Terminology

Terminology

Analyzer

An analyzer transforms input Text into a Token Stream. Analyzers are composed of one or more constituent pieces to form a pipeline. The pipe consists of zero or more Character Filters, followed by a single Tokenizer, followed by zero or more Token Filters. The input Text is run through this pipeline to produce the resulting Token Stream.

Character Filter

A character filter processes input text to remove undesirable characters. For example, if your input documents are HTML pages, you might use a character to remove the HTML tags. Sometimes character filters replace the input characters with whitespace so as not to disturb the original byte offsets of the remaining text.

Term

A term is a sequence of unicode characters. Typically the word “term” is reserved for uses describing the things we write into indexes or the things we’re looking for in indexes.
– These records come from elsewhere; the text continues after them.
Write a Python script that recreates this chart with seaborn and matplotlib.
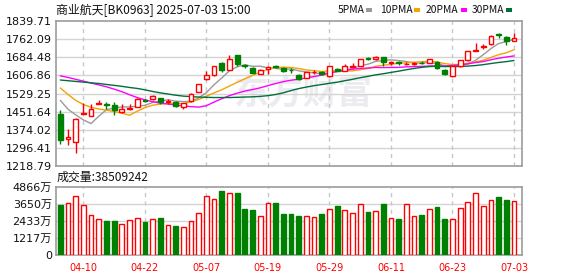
import matplotlib
matplotlib.use("Agg")
import matplotlib.pyplot as plt
from matplotlib.patches import Rectangle
import numpy as np
import pandas as pd
import seaborn as sns

# ---------------- data ----------------
dates = ["04-07", "04-08", "04-09", "04-10", "04-11", "04-14", "04-15", "04-16", "04-17", "04-18",
         "04-21", "04-22", "04-23", "04-24", "04-25", "04-28", "04-29", "04-30", "05-06", "05-07",
         "05-08", "05-09", "05-12", "05-13", "05-14", "05-15", "05-16", "05-19", "05-20", "05-21",
         "05-22", "05-23", "05-26", "05-27", "05-28", "05-29", "05-30", "06-03", "06-04", "06-05",
         "06-06", "06-09", "06-10", "06-11", "06-12", "06-13", "06-16", "06-17", "06-18", "06-19",
         "06-20", "06-23", "06-24", "06-25", "06-26", "06-27", "06-30", "07-01", "07-02", "07-03"]

open_ = [1440, 1333, 1322, 1441, 1433, 1485, 1485, 1482, 1448, 1463,
         1472, 1502, 1505, 1508, 1494, 1494, 1473, 1497, 1537, 1590,
         1607, 1660, 1632, 1694, 1650, 1639, 1614, 1634, 1646, 1637,
         1632, 1608, 1597, 1620, 1621, 1604, 1636, 1627, 1643, 1648,
         1681, 1675, 1684, 1659, 1662, 1654, 1656, 1661, 1661, 1665,
         1630, 1604, 1645, 1672, 1713, 1729, 1741, 1783, 1772, 1756]
high = [1458, 1379, 1426, 1487, 1484, 1501, 1494, 1494, 1484, 1484,
        1508, 1505, 1522, 1512, 1506, 1497, 1490, 1530, 1571, 1625,
        1648, 1662, 1694, 1694, 1656, 1641, 1636, 1645, 1650, 1642,
        1640, 1612, 1621, 1628, 1626, 1647, 1638, 1655, 1661, 1678,
        1687, 1688, 1686, 1667, 1667, 1663, 1665, 1670, 1677, 1668,
        1635, 1646, 1674, 1712, 1744, 1741, 1778, 1789, 1774, 1788]
low = [1312, 1307, 1275, 1440, 1431, 1484, 1465, 1436, 1446, 1458,
       1470, 1493, 1503, 1484, 1484, 1472, 1465, 1494, 1535, 1588,
       1605, 1621, 1630, 1647, 1637, 1616, 1612, 1614, 1638, 1620,
       1618, 1586, 1595, 1613, 1607, 1602, 1624, 1625, 1642, 1645,
       1673, 1673, 1646, 1653, 1650, 1650, 1652, 1654, 1658, 1635,
       1607, 1602, 1642, 1670, 1712, 1720, 1739, 1768, 1739, 1754]
close = [1332, 1343, 1419, 1444, 1465, 1488, 1482, 1458, 1465, 1466,
         1504, 1499, 1519, 1494, 1496, 1475, 1489, 1525, 1569, 1607,
         1646, 1632, 1679, 1654, 1647, 1618, 1632, 1643, 1644, 1627,
         1628, 1590, 1620, 1622, 1611, 1645, 1626, 1645, 1648, 1676,
         1678, 1686, 1665, 1662, 1660, 1657, 1659, 1659, 1675, 1637,
         1612, 1645, 1672, 1711, 1717, 1732, 1776, 1780, 1753, 1767]
# volume in 万
volume = [3561, 3751, 4202, 3608, 2896, 2611, 2398, 2398, 2184, 2469,
          2683, 2350, 2611, 2683, 2113, 2065, 1970, 2398, 3039, 4202,
          4036, 4558, 4463, 4416, 3324, 3205, 2778, 3751, 3703, 2968,
          2920, 2778, 2825, 2754, 2968, 3324, 3490, 3252, 3039, 3680,
          3110, 3181, 3680, 2683, 2611, 3680, 2825, 2849, 3324, 3419,
          2564, 2611, 3395, 3822, 4463, 3537, 3965, 4131, 3917, 3851]

# moving averages before a full window exists
ma5_head = [1500, 1462, 1438, 1416]
ma10_head = [1553, 1525, 1500, 1482, 1470, 1463, 1458, 1452, 1445]
ma20_head = [1605, 1598, 1590, 1582, 1574, 1566, 1558, 1548, 1537, 1524,
             1512, 1502, 1494, 1488, 1484, 1480, 1476, 1473, 1471]
ma30_head = [1587, 1584, 1581, 1578, 1575, 1572, 1568, 1564, 1560, 1555,
             1551, 1545, 1538, 1532, 1527, 1522, 1518, 1516, 1514, 1513,
             1512, 1512, 1512, 1513, 1514, 1515, 1517, 1520, 1525]

price_ticks = [1218.79, 1296.41, 1374.02, 1451.64, 1529.25, 1606.86, 1684.48, 1762.09, 1839.71]
price_labels = ["1218.79", "1296.41", "1374.02", "1451.64", "1529.25", "1606.86", "1684.48", "1762.09", "1839.71"]
vol_ticks = [0, 1217, 2433, 3650, 4866]
vol_labels = ["0", "1217万", "2433万", "3650万", "4866万"]
date_tick_labels = ["04-10", "04-22", "05-07", "05-19", "05-29", "06-11", "06-23", "07-03"]

title = "商业航天[BK0963] 2025-07-03 15:00"
vol_title = "成交量:38509242"
ma_names = ["5PMA", "10PMA", "20PMA", "30PMA"]

# ---------------- style ----------------
sns.set_theme(style="white")
plt.rcParams["font.family"] = ["DejaVu Sans", "Noto Sans CJK SC"]

RED = "#ff0000"
GREEN = "#008000"
MA_COLORS = ["#9a9a9a", "#f5a300", "#ff00ff", "#006f3a"]
GRID = "#d4d4d4"
SPINE = "#9c9c9c"

W, H = 578, 276
fig = plt.figure(figsize=(W / 100, H / 100), dpi=100)

def axrect(l, t, r, b):
    return [l / W, 1 - b / H, (r - l) / W, (b - t) / H]

ax = fig.add_axes(axrect(56, 21, 522, 166))
axv = fig.add_axes(axrect(56, 187, 522, 255))

n = len(close)
idx = np.arange(n)
df = pd.DataFrame({"i": idx, "date": dates, "open": open_, "high": high,
                   "low": low, "close": close, "vol": volume})
up = df["close"] >= df["open"]
df["col"] = np.where(up, RED, GREEN)

xlim = (-0.56, n - 1 + 1.04)
tick_pos = [dates.index(d) for d in date_tick_labels]

# MA lines
heads = [ma5_head, ma10_head, ma20_head, ma30_head]
for win, head, col in zip([5, 10, 20, 30], heads, MA_COLORS):
    ma = df["close"].rolling(win).mean().to_numpy()
    ma[:win - 1] = head
    sns.lineplot(x=idx, y=ma, ax=ax, color=col, lw=1.0, zorder=2)

# watermark
ax.text(0.53, 0.50, "东方财富", transform=ax.transAxes, ha="center", va="center",
        fontsize=25, fontweight="bold", color="#ebebf0", family=["Noto Sans CJK SC"],
        zorder=0.5)

# candles
bw = 0.62
body_lo = np.minimum(df["open"], df["close"])
body_h = np.maximum(np.abs(df["close"] - df["open"]), 0.8)
ax.vlines(df["i"], df["low"], df["high"], colors=df["col"], lw=1.0, zorder=3)
ax.bar(df["i"][up], body_h[up], bottom=body_lo[up], width=bw,
       facecolor="white", edgecolor=RED, lw=1.0, zorder=4)
ax.bar(df["i"][~up], body_h[~up], bottom=body_lo[~up], width=bw,
       facecolor=GREEN, edgecolor=GREEN, lw=1.0, zorder=4)

# volume bars
axv.bar(df["i"][up], df["vol"][up], width=bw, facecolor="white",
        edgecolor=RED, lw=1.0, zorder=3)
axv.bar(df["i"][~up], df["vol"][~up], width=bw, facecolor=GREEN,
        edgecolor=GREEN, lw=1.0, zorder=3)

# axes formatting
for a, yt, yl, ylim in [(ax, price_ticks, price_labels, (price_ticks[0], price_ticks[-1])),
                        (axv, vol_ticks, vol_labels, (0, vol_ticks[-1]))]:
    a.set_xlim(*xlim)
    a.set_ylim(*ylim)
    a.set_yticks(yt)
    a.set_yticklabels(yl)
    a.set_xlabel("")
    a.set_ylabel("")
    for yv in yt[1:-1]:
        a.axhline(yv, color=GRID, lw=1.0, zorder=1)
    for xp in tick_pos:
        a.axvline(xp, color="#c8c8c8", lw=1.0, ls=(0, (3, 3)), zorder=1)
    for s in a.spines.values():
        s.set_color(SPINE)
        s.set_linewidth(1.2)
        s.set_visible(True)
    a.tick_params(axis="y", length=0, pad=3, labelsize=8, labelcolor="#111111")
    a.grid(False)
    a.set_facecolor("white")

ax.set_xticks([])
axv.set_xticks(tick_pos)
axv.set_xticklabels(date_tick_labels)
axv.tick_params(axis="x", length=0, pad=6, labelsize=7, labelcolor=RED)

# titles
cjk = ["Noto Sans CJK SC", "DejaVu Sans"]
fig.text(56 / W, 1 - 10 / H, title, ha="left", va="center", fontsize=8.6, family=cjk, color="#111111")
fig.text(57 / W, 1 - 177 / H, vol_title, ha="left", va="center", fontsize=8.6, family=cjk, color="#111111")

# legend
leg_x = [338, 380, 426, 472]
mark_x = [366, 414, 461, 506]
for name, lx, mx, col in zip(ma_names, leg_x, mark_x, MA_COLORS):
    fig.text(lx / W, 1 - 10 / H, name, ha="left", va="center", fontsize=7.4, family=cjk, color="#111111")
    fig.patches.append(Rectangle((mx / W, 1 - 11.5 / H), 6 / W, 3 / H, transform=fig.transFigure,
                                 facecolor=col, edgecolor="none"))

fig.savefig("out.png", dpi=100, facecolor="white")
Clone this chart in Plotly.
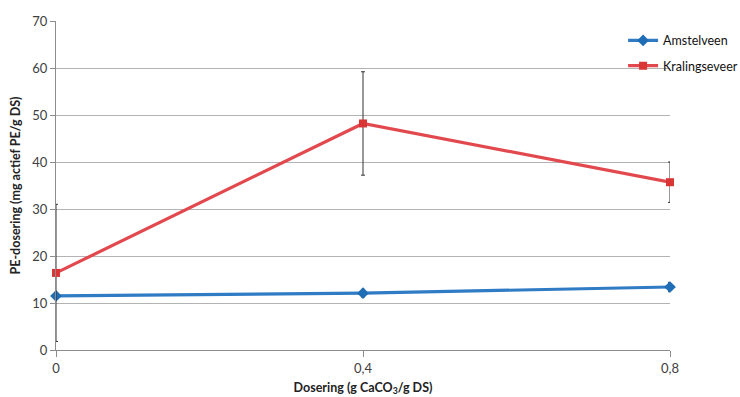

For example, the text “mary had a little lamb”, might result in 3 terms being inserted into the index: “mary”, “little”, and “lamb”.

Token

A token is an occurrence of a term at a particular location in a document or field.

Tokenizer

A tokenizer takes input Text and splits it into one or more Tokens. Typically for natural language it is desirable to split on word boundaries.

Token Filter

A token filter processes each token in a token stream and results in another token stream. This could be the original stream unmodified, or it could add, modify and remove tokens.

Token Stream

A token stream is a sequence of Tokens.

Text

Text is a general term for a sequence of unicode characters. Typically the word “text” is reserved for use cases where the characters have not yet been analyzed. We start with input text, then we analyze it to produce terms to be stored in the index.